Daniel Pérez/Courtesy Artists Space

How much or little do you talk about all that and Artists Space’s legacy with the artists you work with?

A lot. But we don’t want to live in the shadow of our past. Artists Space, if it’s been anything, has been a space that at any given point is really occupied by the people whose work is there. So we talk a lot about it, but hopefully in a way that doesn’t create too much weight.

Do you feel like artists make decisions at Artists Space that they might not make anywhere else?

Jana Euler has an upcoming show, and I feel like she would never make another show like it anywhere else. But she doesn’t want to say anything about what she’s doing. I do feel like people make different decisions here, but I’m a weirdo because what I love is when a place just does things and all of what we’re talking about is implicit. My favorite art experiences, whether at a music venue or a bookstore or an art show or whatever, are when you can tell the people who made them thought very, very hard about all the conditions of their medium or in their field and whatever values they have—and then all that’s translated to you, but none of it verbally and all of it only in the form.
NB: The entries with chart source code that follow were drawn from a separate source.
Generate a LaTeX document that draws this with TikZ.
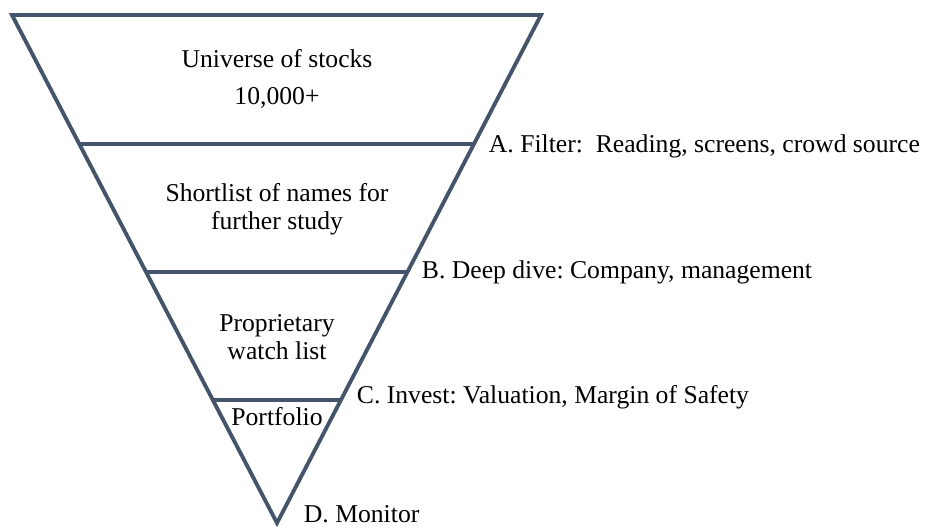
\documentclass[tikz,border=0pt]{standalone}
\usepackage{fontspec}
\setmainfont{LiberationSerif}[Extension=.ttf,UprightFont=*-Regular,BoldFont=*-Bold]
\definecolor{funnelgray}{HTML}{44546A}
\frenchspacing
\newcommand{\stagetxt}[3][]{\node[align=center,font=\fontsize{14.6}{15.8}\selectfont,#1] at (#2) (#3)}
\newcommand{\steplbl}[3][]{\node[anchor=west,inner sep=0pt,font=\fontsize{14.6}{18}\selectfont,#1] at (#2) (#3)}

\begin{document}
\begin{tikzpicture}[x=0.02cm,y=-0.02cm,line width=2.2pt,line join=miter]
			\useasboundingbox (0,0) rectangle (935,527);
			% funnel corners
			\coordinate (tl) at (12,15);
			\coordinate (tr) at (541,15);
			\coordinate (apex) at (277,523);
			\draw[funnelgray] (tl) -- (tr) -- (apex) -- cycle;
			
			% dividing lines
			\coordinate (a-l) at (80,144);
			\coordinate (a-r) at (474,144);
			\coordinate (b-l) at (146,272);
			\coordinate (b-r) at (408,272);
			\coordinate (c-l) at (213,400);
			\coordinate (c-r) at (341,400);
			\draw[funnelgray] (a-l) -- (a-r);
			\draw[funnelgray] (b-l) -- (b-r);
			\draw[funnelgray] (c-l) -- (c-r);
			
			\stagetxt{277,79}{universe}{Universe of stocks\\[5pt]10,000+};
			\stagetxt{277,209}{shortlist}{Shortlist of names for\\further study};
			\stagetxt{277,337}{watch}{Proprietary\\watch list};
			\stagetxt[inner sep=0pt]{277,417}{portf}{Portfolio};
			
			\steplbl{487,146}{filter}{A. Filter:\ \ Reading, screens, crowd source};
			\steplbl{420,272}{dive}{B. Deep dive: Company, management};
			\steplbl{355,397}{invest}{C. Invest: Valuation, Margin of Safety};
			\steplbl{302,514}{monitor}{D. Monitor};
			
			\end{tikzpicture}
\end{document}
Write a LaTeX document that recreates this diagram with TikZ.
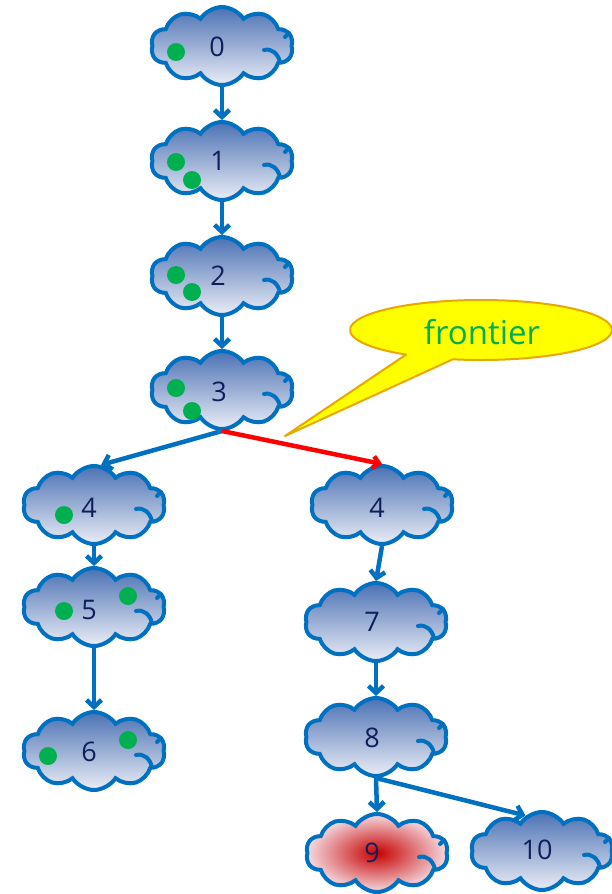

I want this to be an experiment in form as an institution, but also a kind of model for my vision of a forward-looking organization that actually cares about art and tries to make a case for it in a moment when there’s a lot of skepticism about art and its efficacy and autonomy and ability to function outside questions of its value or its relationships to forces of power. Are there ways that, by the way you present art and the way it looks—how it sits in a room, how you advertise it—that can try to change the ground rules and create a little more spirit for things to happen? I feel like it’s a kind of dark moment right now. But what I would hope is that, through our work here, we do something that makes for an unspoken little tectonic shift. For me, I think: the less said, the better. We’re not over-branding; our press releases are really under-articulated. But I think that’s the only pathway right now, because spin and rhetoric and claims feel deadly in the culture in general. I’m just trying to go the other way a bit.